**Data segment**
● ● ● ● ● ● ●

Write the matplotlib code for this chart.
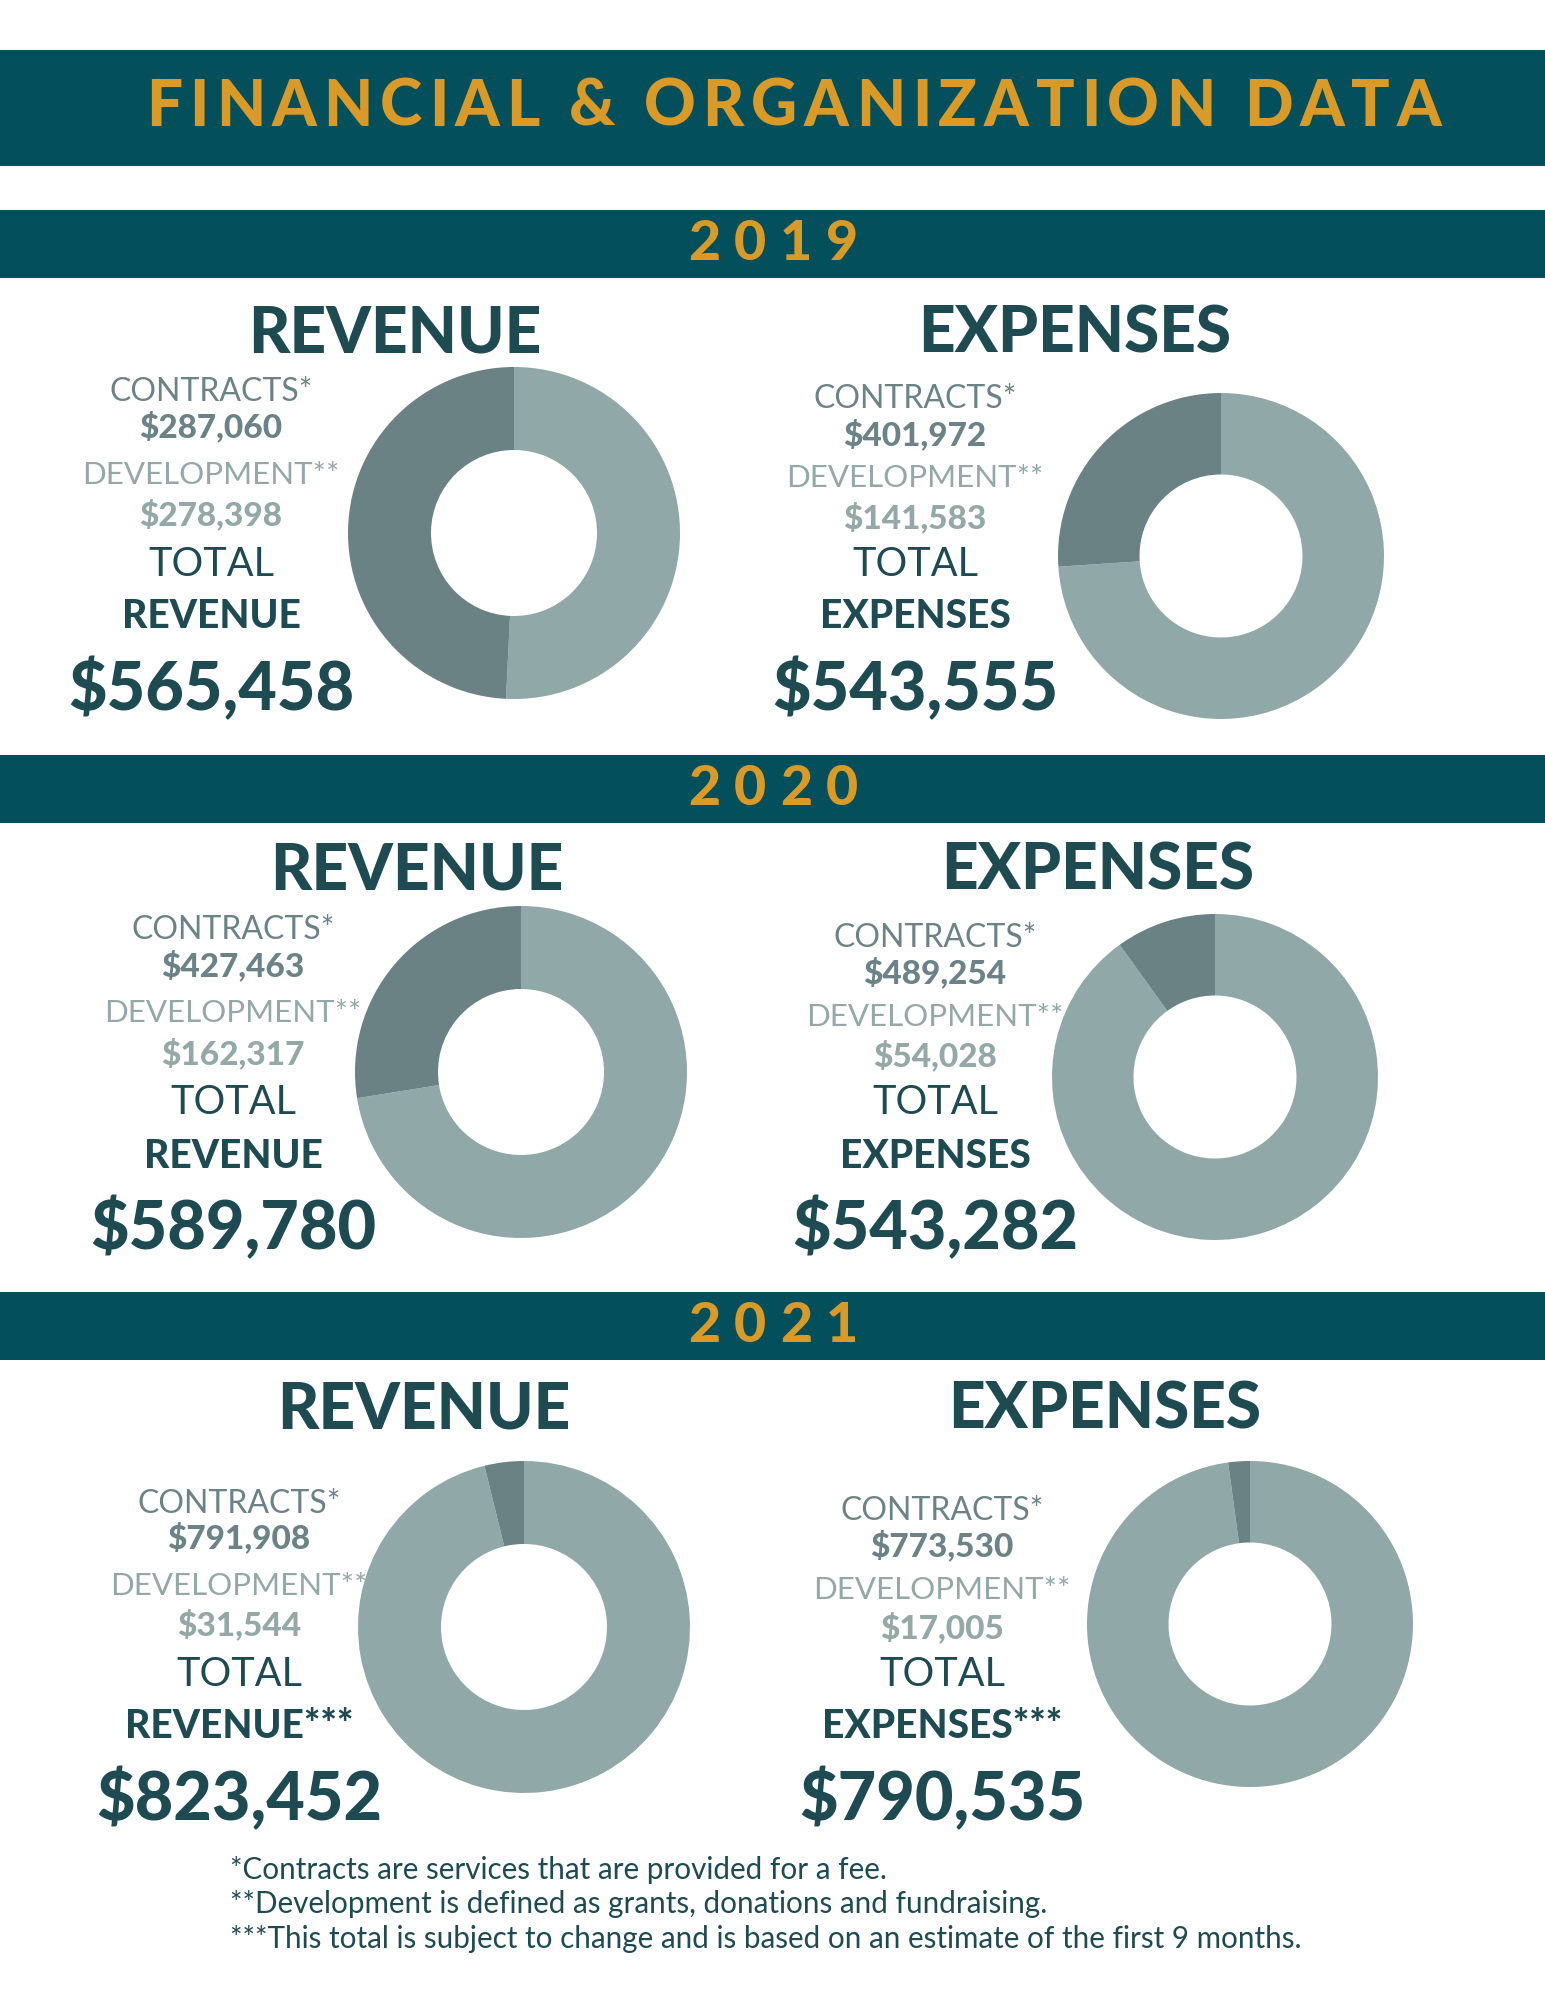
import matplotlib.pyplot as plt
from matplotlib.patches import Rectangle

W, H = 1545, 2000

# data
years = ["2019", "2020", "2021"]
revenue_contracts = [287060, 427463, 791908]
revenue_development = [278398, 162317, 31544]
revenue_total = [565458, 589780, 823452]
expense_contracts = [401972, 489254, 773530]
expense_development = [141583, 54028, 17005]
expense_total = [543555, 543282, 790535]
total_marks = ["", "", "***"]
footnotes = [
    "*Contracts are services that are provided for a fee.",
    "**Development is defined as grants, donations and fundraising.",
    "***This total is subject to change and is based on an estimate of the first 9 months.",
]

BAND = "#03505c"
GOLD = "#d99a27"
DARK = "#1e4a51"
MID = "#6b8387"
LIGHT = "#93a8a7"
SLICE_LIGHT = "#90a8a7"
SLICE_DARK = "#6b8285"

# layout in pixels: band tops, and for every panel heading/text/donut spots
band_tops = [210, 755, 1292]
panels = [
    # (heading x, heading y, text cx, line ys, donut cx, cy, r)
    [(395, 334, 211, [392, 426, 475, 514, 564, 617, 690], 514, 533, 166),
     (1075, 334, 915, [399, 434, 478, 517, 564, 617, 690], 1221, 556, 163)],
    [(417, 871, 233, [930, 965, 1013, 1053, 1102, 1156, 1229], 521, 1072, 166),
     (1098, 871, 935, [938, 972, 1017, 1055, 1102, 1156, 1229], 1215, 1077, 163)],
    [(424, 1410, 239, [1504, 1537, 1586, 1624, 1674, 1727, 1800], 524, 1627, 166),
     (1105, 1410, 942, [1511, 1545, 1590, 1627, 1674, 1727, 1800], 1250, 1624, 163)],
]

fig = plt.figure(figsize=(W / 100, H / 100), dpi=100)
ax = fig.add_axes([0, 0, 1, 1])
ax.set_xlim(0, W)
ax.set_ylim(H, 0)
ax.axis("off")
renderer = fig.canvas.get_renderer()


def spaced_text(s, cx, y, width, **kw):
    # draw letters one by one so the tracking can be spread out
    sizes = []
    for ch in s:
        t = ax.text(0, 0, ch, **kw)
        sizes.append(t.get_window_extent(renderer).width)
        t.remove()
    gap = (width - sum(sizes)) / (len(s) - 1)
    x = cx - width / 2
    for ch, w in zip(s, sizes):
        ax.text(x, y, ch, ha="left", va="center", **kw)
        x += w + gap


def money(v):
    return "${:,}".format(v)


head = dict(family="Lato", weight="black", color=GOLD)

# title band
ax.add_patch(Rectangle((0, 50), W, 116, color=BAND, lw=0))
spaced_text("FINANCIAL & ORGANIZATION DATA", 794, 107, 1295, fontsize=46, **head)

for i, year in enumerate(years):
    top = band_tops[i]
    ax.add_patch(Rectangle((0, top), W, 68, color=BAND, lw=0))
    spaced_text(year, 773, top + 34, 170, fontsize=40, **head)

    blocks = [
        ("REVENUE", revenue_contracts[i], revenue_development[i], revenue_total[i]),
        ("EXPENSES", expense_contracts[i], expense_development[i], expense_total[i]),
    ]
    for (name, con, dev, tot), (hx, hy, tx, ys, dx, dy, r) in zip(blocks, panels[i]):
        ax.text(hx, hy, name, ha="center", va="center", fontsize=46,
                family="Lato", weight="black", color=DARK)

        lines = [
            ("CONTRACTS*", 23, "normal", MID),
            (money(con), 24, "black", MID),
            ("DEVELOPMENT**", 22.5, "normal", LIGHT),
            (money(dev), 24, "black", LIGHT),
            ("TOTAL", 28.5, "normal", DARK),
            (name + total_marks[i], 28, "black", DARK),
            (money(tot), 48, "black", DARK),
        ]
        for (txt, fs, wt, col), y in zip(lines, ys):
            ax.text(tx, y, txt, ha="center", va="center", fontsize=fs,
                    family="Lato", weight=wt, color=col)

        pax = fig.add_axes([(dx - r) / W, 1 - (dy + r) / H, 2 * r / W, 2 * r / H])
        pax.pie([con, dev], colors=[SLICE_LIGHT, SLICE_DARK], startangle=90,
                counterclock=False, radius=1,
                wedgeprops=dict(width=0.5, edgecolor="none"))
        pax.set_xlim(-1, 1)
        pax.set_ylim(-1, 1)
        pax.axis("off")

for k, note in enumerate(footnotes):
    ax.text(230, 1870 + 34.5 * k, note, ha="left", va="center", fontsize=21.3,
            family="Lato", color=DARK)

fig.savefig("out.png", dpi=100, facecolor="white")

● ● ● ● ● ● ●

**What to work on**
Repeat only the lines from the beginning of the material through the line containing "W, H = 1545, 2000", both ends kept, leaving pictures out.

**Finished answer**
Write the matplotlib code for this chart.
import matplotlib.pyplot as plt
from matplotlib.patches import Rectangle

W, H = 1545, 2000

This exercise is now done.